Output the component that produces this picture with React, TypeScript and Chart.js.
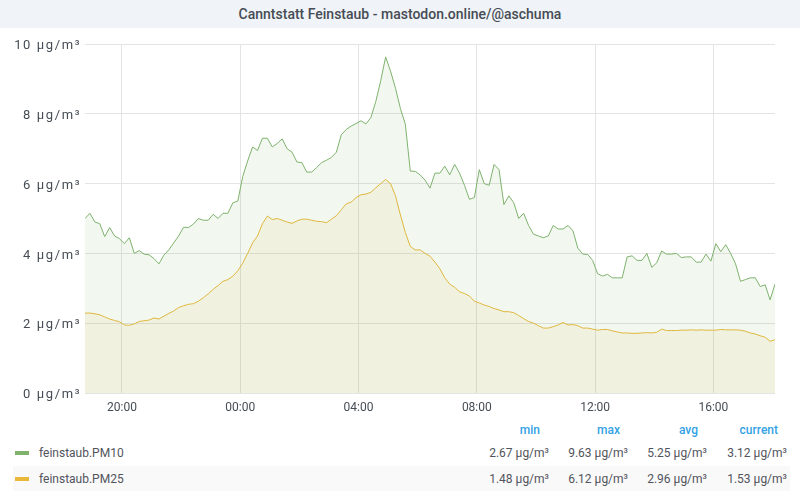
import React, { useEffect, useRef } from "react";
import { Chart, registerables } from "chart.js";

Chart.register(...registerables);

// Sampling: every 10 minutes starting 18:45 (hours since midnight of day 1)
const START_HOUR = 18.75;
const STEP_MINUTES = 10;

const pm10: number[] = [
  5.0, 5.15, 4.9, 4.85, 4.48, 4.74, 4.5, 4.42, 4.28, 4.45,
  4.0, 4.08, 3.98, 3.96, 3.85, 3.7, 3.95, 4.1, 4.3, 4.5,
  4.75, 4.74, 4.84, 5.0, 4.95, 4.95, 5.12, 5.0, 5.15, 5.15,
  5.45, 5.5, 6.2, 6.65, 7.05, 6.95, 7.3, 7.3, 7.05, 7.15,
  7.28, 7.0, 6.9, 6.62, 6.6, 6.33, 6.33, 6.46, 6.6, 6.67,
  6.75, 6.9, 7.4, 7.55, 7.65, 7.72, 7.8, 7.71, 7.89, 8.35,
  8.95, 9.63, 9.22, 8.73, 8.15, 7.7, 6.36, 6.35, 6.25, 6.1,
  5.87, 6.3, 6.3, 6.5, 6.25, 6.55, 6.3, 5.95, 5.55, 5.6,
  6.4, 6.0, 5.95, 6.55, 6.4, 5.4, 5.65, 5.45, 5.0, 5.15,
  4.8, 4.55, 4.5, 4.45, 4.5, 4.8, 4.7, 4.7, 4.8, 4.65,
  4.15, 3.98, 3.97, 3.8, 3.42, 3.35, 3.4, 3.3, 3.3, 3.3,
  3.9, 3.93, 3.8, 3.8, 4.0, 3.6, 3.73, 4.07, 3.98, 3.98,
  4.0, 3.88, 3.9, 3.9, 3.75, 3.75, 3.98, 3.78, 4.28, 4.05,
  4.25, 4.0, 3.7, 3.2, 3.25, 3.3, 3.3, 3.05, 3.1, 2.67,
  3.12,
];

const pm25: number[] = [
  2.29, 2.29, 2.27, 2.24, 2.18, 2.12, 2.08, 2.04, 1.95, 1.94,
  1.98, 2.05, 2.07, 2.09, 2.15, 2.12, 2.2, 2.28, 2.35, 2.45,
  2.5, 2.54, 2.56, 2.63, 2.73, 2.84, 2.97, 3.08, 3.2, 3.25,
  3.35, 3.5, 3.72, 4.0, 4.3, 4.5, 4.85, 5.07, 4.97, 5.0,
  4.95, 4.9, 4.86, 4.93, 4.98, 4.98, 4.95, 4.92, 4.91, 4.88,
  4.98, 5.08, 5.25, 5.42, 5.47, 5.6, 5.68, 5.7, 5.75, 5.88,
  6.0, 6.12, 6.0, 5.65, 5.1, 4.6, 4.2, 4.1, 4.1, 4.0,
  3.92, 3.75, 3.56, 3.3, 3.12, 3.03, 2.9, 2.85, 2.78, 2.63,
  2.58, 2.52, 2.48, 2.42, 2.38, 2.33, 2.33, 2.3, 2.22, 2.13,
  2.05, 2.0, 1.93, 1.86, 1.86, 1.9, 1.95, 2.02, 1.95, 1.96,
  1.93, 1.86, 1.86, 1.83, 1.8, 1.82, 1.82, 1.78, 1.75, 1.72,
  1.72, 1.71, 1.71, 1.72, 1.73, 1.72, 1.74, 1.83, 1.79, 1.79,
  1.79, 1.8, 1.8, 1.81, 1.8, 1.81, 1.8, 1.8, 1.8, 1.82,
  1.81, 1.81, 1.81, 1.8, 1.77, 1.72, 1.69, 1.64, 1.6, 1.48,
  1.53,
];

const xTickHours: number[] = [20, 24, 28, 32, 36, 40];
const yTicks: number[] = [0, 2, 4, 6, 8, 10];

const seriesNames: string[] = ["feinstaub.PM10", "feinstaub.PM25"];
const seriesColors: string[] = ["#7eb26d", "#eab839"];
const seriesFills: string[] = ["rgba(126,178,109,0.1)", "rgba(234,184,57,0.1)"];
const statHeaders: string[] = ["min", "max", "avg", "current"];
const pm10Stats: number[] = [2.67, 9.63, 5.25, 3.12];
const pm25Stats: number[] = [1.48, 6.12, 2.96, 1.53];

const TITLE = "Canntstatt Feinstaub - mastodon.online/@aschuma";
const UNIT = "µg/m³";
const FONT = "Roboto, 'Noto Sans', sans-serif";

function ChartCanvas() {
  const ref = useRef<HTMLCanvasElement | null>(null);
  useEffect(() => {
    if (!ref.current) return;
    const toPoints = (arr: number[]) =>
      arr.map((v, i) => ({ x: START_HOUR + (i * STEP_MINUTES) / 60, y: v }));
    const chart = new Chart(ref.current, {
      type: "line",
      data: {
        datasets: [
          {
            label: seriesNames[0],
            data: toPoints(pm10),
            borderColor: seriesColors[0],
            backgroundColor: seriesFills[0],
            borderWidth: 1,
            pointRadius: 0,
            tension: 0,
            fill: "origin",
          },
          {
            label: seriesNames[1],
            data: toPoints(pm25),
            borderColor: seriesColors[1],
            backgroundColor: seriesFills[1],
            borderWidth: 1,
            pointRadius: 0,
            tension: 0,
            fill: "origin",
          },
        ],
      },
      options: {
        animation: false,
        responsive: false,
        maintainAspectRatio: false,
        layout: { padding: { top: 16, right: 25, bottom: 0, left: 0 } },
        plugins: { legend: { display: false }, tooltip: { enabled: false } },
        scales: {
          x: {
            type: "linear",
            min: START_HOUR,
            max: START_HOUR + ((pm10.length - 1) * STEP_MINUTES) / 60,
            afterBuildTicks: (scale: any) => {
              scale.ticks = xTickHours.map((v) => ({ value: v }));
            },
            afterFit: (scale: any) => {
              scale.height = 25;
            },
            ticks: {
              autoSkip: false,
              maxRotation: 0,
              padding: 8,
              color: "#464c54",
              font: { family: FONT, size: 12 },
              callback: (v: any) => {
                const h = Math.round(Number(v)) % 24;
                return `${h.toString().padStart(2, "0")}:00`;
              },
            },
            grid: { color: "#e4e4e4", drawTicks: false, lineWidth: 1 },
            border: { display: false },
          },
          y: {
            min: 0,
            max: 10,
            afterBuildTicks: (scale: any) => {
              scale.ticks = yTicks.map((v) => ({ value: v }));
            },
            afterFit: (scale: any) => {
              scale.width = 85;
              if (!scale.__spaced) {
                scale.__spaced = true;
                const orig = scale.drawLabels;
                scale.drawLabels = function (area: any) {
                  const ctx = this.ctx;
                  ctx.save();
                  try {
                    (ctx as any).letterSpacing = "1.6px";
                  } catch (e) {}
                  orig.call(this, area);
                  ctx.restore();
                };
              }
            },
            ticks: {
              padding: 4,
              labelOffset: 2,
              color: "#464c54",
              font: { family: FONT, size: 13 },
              callback: (v: any) => `${v} ${UNIT}`,
            },
            grid: { color: "#e4e4e4", drawTicks: false, lineWidth: 1 },
            border: { display: false },
          },
        },
      },
    });
    return () => chart.destroy();
  }, []);
  return <canvas ref={ref} width={800} height={390} style={{ display: "block", width: 800, height: 390 }} />;
}

export default function App() {
  useEffect(() => {
    document.body.style.margin = "0";
    document.body.style.background = "#ffffff";
  }, []);
  const headerRights = [260, 180, 102, 22];
  const valueRights = [251, 172, 93, 13];
  const rows = [
    { name: seriesNames[0], color: seriesColors[0], stats: pm10Stats, center: 453, bg: false },
    { name: seriesNames[1], color: seriesColors[1], stats: pm25Stats, center: 479, bg: true },
  ];
  return (
    <div style={{ position: "relative", width: 800, height: 500, fontFamily: FONT, overflow: "hidden", background: "#fff" }}>
      <div
        style={{
          position: "absolute",
          left: 0,
          top: 0,
          width: 800,
          height: 28,
          background: "#f0f3f8",
          color: "#464c54",
          fontSize: 14,
          fontWeight: 500,
          lineHeight: "28px",
          textAlign: "center",
        }}
      >
        {TITLE}
      </div>
      <div style={{ position: "absolute", left: 0, top: 28, width: 800, height: 390 }}>
        <ChartCanvas />
      </div>
      {statHeaders.map((h, i) => (
        <div
          key={h}
          style={{
            position: "absolute",
            right: headerRights[i],
            top: 422,
            lineHeight: "16px",
            fontSize: 12,
            fontWeight: 500,
            color: "#33a2e5",
          }}
        >
          {h}
        </div>
      ))}
      {rows.map((r) => (
        <React.Fragment key={r.name}>
          {r.bg && (
            <div
              style={{
                position: "absolute",
                left: 13,
                top: r.center - 13,
                width: 777,
                height: 25,
                background: "#f9f9f9",
              }}
            />
          )}
          <div
            style={{
              position: "absolute",
              left: 15,
              top: r.center - 2,
              width: 14,
              height: 4,
              background: r.color,
            }}
          />
          <div
            style={{
              position: "absolute",
              left: 39,
              top: r.center - 8,
              lineHeight: "16px",
              fontSize: 12,
              color: "#52545c",
            }}
          >
            {r.name}
          </div>
          {r.stats.map((s, i) => (
            <div
              key={i}
              style={{
                position: "absolute",
                right: valueRights[i],
                top: r.center - 8,
                lineHeight: "16px",
                fontSize: 12,
                color: "#52545c",
                whiteSpace: "nowrap",
              }}
            >
              {`${s.toFixed(2)} ${UNIT}`}
            </div>
          ))}
        </React.Fragment>
      ))}
    </div>
  );
}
____________________
__Exercise aim__:
Repeat, with no pictures, each line from the beginning of the data through the line containing "const STEP_MINUTES = 10;", inclusive.

__Response__:
Output the component that produces this picture with React, TypeScript and Chart.js.
import React, { useEffect, useRef } from "react";
import { Chart, registerables } from "chart.js";

Chart.register(...registerables);

// Sampling: every 10 minutes starting 18:45 (hours since midnight of day 1)
const START_HOUR = 18.75;
const STEP_MINUTES = 10;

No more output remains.